WHAT IS NEEDED –
Images are not part of the copy; write out the rest of the data exactly as given.

========================

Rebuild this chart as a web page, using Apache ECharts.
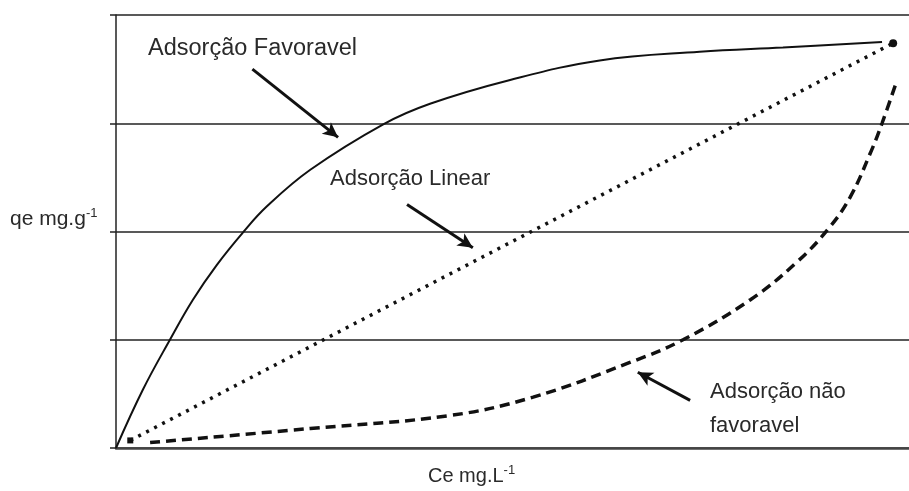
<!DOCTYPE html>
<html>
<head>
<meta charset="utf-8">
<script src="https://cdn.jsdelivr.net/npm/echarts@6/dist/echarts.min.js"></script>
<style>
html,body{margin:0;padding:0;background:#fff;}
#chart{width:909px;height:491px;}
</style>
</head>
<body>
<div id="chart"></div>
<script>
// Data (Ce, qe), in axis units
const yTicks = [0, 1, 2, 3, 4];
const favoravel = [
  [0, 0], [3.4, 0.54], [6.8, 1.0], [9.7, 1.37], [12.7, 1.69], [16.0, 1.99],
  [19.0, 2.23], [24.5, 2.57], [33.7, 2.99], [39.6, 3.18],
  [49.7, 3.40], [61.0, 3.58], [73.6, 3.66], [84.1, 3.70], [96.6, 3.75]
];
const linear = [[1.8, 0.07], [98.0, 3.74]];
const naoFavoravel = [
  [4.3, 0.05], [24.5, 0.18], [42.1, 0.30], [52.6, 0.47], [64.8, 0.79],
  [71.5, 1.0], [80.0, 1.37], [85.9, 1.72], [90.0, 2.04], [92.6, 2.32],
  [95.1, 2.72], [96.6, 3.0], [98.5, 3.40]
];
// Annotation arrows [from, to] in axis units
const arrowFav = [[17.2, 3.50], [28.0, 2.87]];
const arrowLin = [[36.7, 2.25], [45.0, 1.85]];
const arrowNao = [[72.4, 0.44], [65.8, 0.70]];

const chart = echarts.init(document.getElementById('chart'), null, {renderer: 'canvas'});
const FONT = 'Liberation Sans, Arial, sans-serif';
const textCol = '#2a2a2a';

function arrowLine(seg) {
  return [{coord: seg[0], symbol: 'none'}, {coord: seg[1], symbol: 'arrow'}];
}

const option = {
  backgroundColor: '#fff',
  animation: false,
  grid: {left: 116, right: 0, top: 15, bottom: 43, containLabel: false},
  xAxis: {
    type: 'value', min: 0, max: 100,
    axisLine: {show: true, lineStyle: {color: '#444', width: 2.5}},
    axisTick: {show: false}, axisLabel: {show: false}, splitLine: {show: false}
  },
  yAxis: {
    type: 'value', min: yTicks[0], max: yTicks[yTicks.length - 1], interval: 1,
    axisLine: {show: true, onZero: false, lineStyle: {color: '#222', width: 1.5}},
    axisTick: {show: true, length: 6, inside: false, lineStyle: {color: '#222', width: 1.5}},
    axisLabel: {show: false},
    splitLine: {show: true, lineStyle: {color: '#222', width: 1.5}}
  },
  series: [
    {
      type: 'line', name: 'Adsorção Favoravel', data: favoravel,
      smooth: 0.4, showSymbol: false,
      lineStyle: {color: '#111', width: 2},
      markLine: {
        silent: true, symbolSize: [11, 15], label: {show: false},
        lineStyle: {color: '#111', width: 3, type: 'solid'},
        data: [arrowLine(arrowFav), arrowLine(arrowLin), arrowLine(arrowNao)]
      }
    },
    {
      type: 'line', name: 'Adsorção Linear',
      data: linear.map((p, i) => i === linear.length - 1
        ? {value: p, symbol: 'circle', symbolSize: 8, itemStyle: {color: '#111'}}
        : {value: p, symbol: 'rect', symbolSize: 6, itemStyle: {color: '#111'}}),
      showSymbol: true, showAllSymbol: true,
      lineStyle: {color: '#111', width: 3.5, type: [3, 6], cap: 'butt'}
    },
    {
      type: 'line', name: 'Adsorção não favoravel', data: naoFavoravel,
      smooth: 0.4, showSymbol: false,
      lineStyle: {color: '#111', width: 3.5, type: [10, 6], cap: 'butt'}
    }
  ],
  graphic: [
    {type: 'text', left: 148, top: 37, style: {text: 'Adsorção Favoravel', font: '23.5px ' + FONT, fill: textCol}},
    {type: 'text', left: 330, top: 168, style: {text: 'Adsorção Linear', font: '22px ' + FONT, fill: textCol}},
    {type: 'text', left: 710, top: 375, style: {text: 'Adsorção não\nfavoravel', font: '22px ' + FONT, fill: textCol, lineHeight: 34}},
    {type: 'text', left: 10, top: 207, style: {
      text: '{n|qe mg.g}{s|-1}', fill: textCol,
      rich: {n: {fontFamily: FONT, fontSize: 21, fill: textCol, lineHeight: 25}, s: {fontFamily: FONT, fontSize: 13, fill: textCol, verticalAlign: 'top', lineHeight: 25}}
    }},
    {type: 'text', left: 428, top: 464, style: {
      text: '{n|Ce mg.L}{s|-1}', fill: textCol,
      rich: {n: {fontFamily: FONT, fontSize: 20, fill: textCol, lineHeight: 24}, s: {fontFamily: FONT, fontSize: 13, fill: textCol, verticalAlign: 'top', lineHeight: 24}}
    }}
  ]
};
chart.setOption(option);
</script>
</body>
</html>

========================

RESPONSE TO THE EXERCISE –
Rebuild this chart as a web page, using Apache ECharts.
<!DOCTYPE html>
<html>
<head>
<meta charset="utf-8">
<script src="https://cdn.jsdelivr.net/npm/echarts@6/dist/echarts.min.js"></script>
<style>
html,body{margin:0;padding:0;background:#fff;}
#chart{width:909px;height:491px;}
</style>
</head>
<body>
<div id="chart"></div>
<script>
// Data (Ce, qe), in axis units
const yTicks = [0, 1, 2, 3, 4];
const favoravel = [
  [0, 0], [3.4, 0.54], [6.8, 1.0], [9.7, 1.37], [12.7, 1.69], [16.0, 1.99],
  [19.0, 2.23], [24.5, 2.57], [33.7, 2.99], [39.6, 3.18],
  [49.7, 3.40], [61.0, 3.58], [73.6, 3.66], [84.1, 3.70], [96.6, 3.75]
];
const linear = [[1.8, 0.07], [98.0, 3.74]];
const naoFavoravel = [
  [4.3, 0.05], [24.5, 0.18], [42.1, 0.30], [52.6, 0.47], [64.8, 0.79],
  [71.5, 1.0], [80.0, 1.37], [85.9, 1.72], [90.0, 2.04], [92.6, 2.32],
  [95.1, 2.72], [96.6, 3.0], [98.5, 3.40]
];
// Annotation arrows [from, to] in axis units
const arrowFav = [[17.2, 3.50], [28.0, 2.87]];
const arrowLin = [[36.7, 2.25], [45.0, 1.85]];
const arrowNao = [[72.4, 0.44], [65.8, 0.70]];

const chart = echarts.init(document.getElementById('chart'), null, {renderer: 'canvas'});
const FONT = 'Liberation Sans, Arial, sans-serif';
const textCol = '#2a2a2a';

function arrowLine(seg) {
  return [{coord: seg[0], symbol: 'none'}, {coord: seg[1], symbol: 'arrow'}];
}

const option = {
  backgroundColor: '#fff',
  animation: false,
  grid: {left: 116, right: 0, top: 15, bottom: 43, containLabel: false},
  xAxis: {
    type: 'value', min: 0, max: 100,
    axisLine: {show: true, lineStyle: {color: '#444', width: 2.5}},
    axisTick: {show: false}, axisLabel: {show: false}, splitLine: {show: false}
  },
  yAxis: {
    type: 'value', min: yTicks[0], max: yTicks[yTicks.length - 1], interval: 1,
    axisLine: {show: true, onZero: false, lineStyle: {color: '#222', width: 1.5}},
    axisTick: {show: true, length: 6, inside: false, lineStyle: {color: '#222', width: 1.5}},
    axisLabel: {show: false},
    splitLine: {show: true, lineStyle: {color: '#222', width: 1.5}}
  },
  series: [
    {
      type: 'line', name: 'Adsorção Favoravel', data: favoravel,
      smooth: 0.4, showSymbol: false,
      lineStyle: {color: '#111', width: 2},
      markLine: {
        silent: true, symbolSize: [11, 15], label: {show: false},
        lineStyle: {color: '#111', width: 3, type: 'solid'},
        data: [arrowLine(arrowFav), arrowLine(arrowLin), arrowLine(arrowNao)]
      }
    },
    {
      type: 'line', name: 'Adsorção Linear',
      data: linear.map((p, i) => i === linear.length - 1
        ? {value: p, symbol: 'circle', symbolSize: 8, itemStyle: {color: '#111'}}
        : {value: p, symbol: 'rect', symbolSize: 6, itemStyle: {color: '#111'}}),
      showSymbol: true, showAllSymbol: true,
      lineStyle: {color: '#111', width: 3.5, type: [3, 6], cap: 'butt'}
    },
    {
      type: 'line', name: 'Adsorção não favoravel', data: naoFavoravel,
      smooth: 0.4, showSymbol: false,
      lineStyle: {color: '#111', width: 3.5, type: [10, 6], cap: 'butt'}
    }
  ],
  graphic: [
    {type: 'text', left: 148, top: 37, style: {text: 'Adsorção Favoravel', font: '23.5px ' + FONT, fill: textCol}},
    {type: 'text', left: 330, top: 168, style: {text: 'Adsorção Linear', font: '22px ' + FONT, fill: textCol}},
    {type: 'text', left: 710, top: 375, style: {text: 'Adsorção não\nfavoravel', font: '22px ' + FONT, fill: textCol, lineHeight: 34}},
    {type: 'text', left: 10, top: 207, style: {
      text: '{n|qe mg.g}{s|-1}', fill: textCol,
      rich: {n: {fontFamily: FONT, fontSize: 21, fill: textCol, lineHeight: 25}, s: {fontFamily: FONT, fontSize: 13, fill: textCol, verticalAlign: 'top', lineHeight: 25}}
    }},
    {type: 'text', left: 428, top: 464, style: {
      text: '{n|Ce mg.L}{s|-1}', fill: textCol,
      rich: {n: {fontFamily: FONT, fontSize: 20, fill: textCol, lineHeight: 24}, s: {fontFamily: FONT, fontSize: 13, fill: textCol, verticalAlign: 'top', lineHeight: 24}}
    }}
  ]
};
chart.setOption(option);
</script>
</body>
</html>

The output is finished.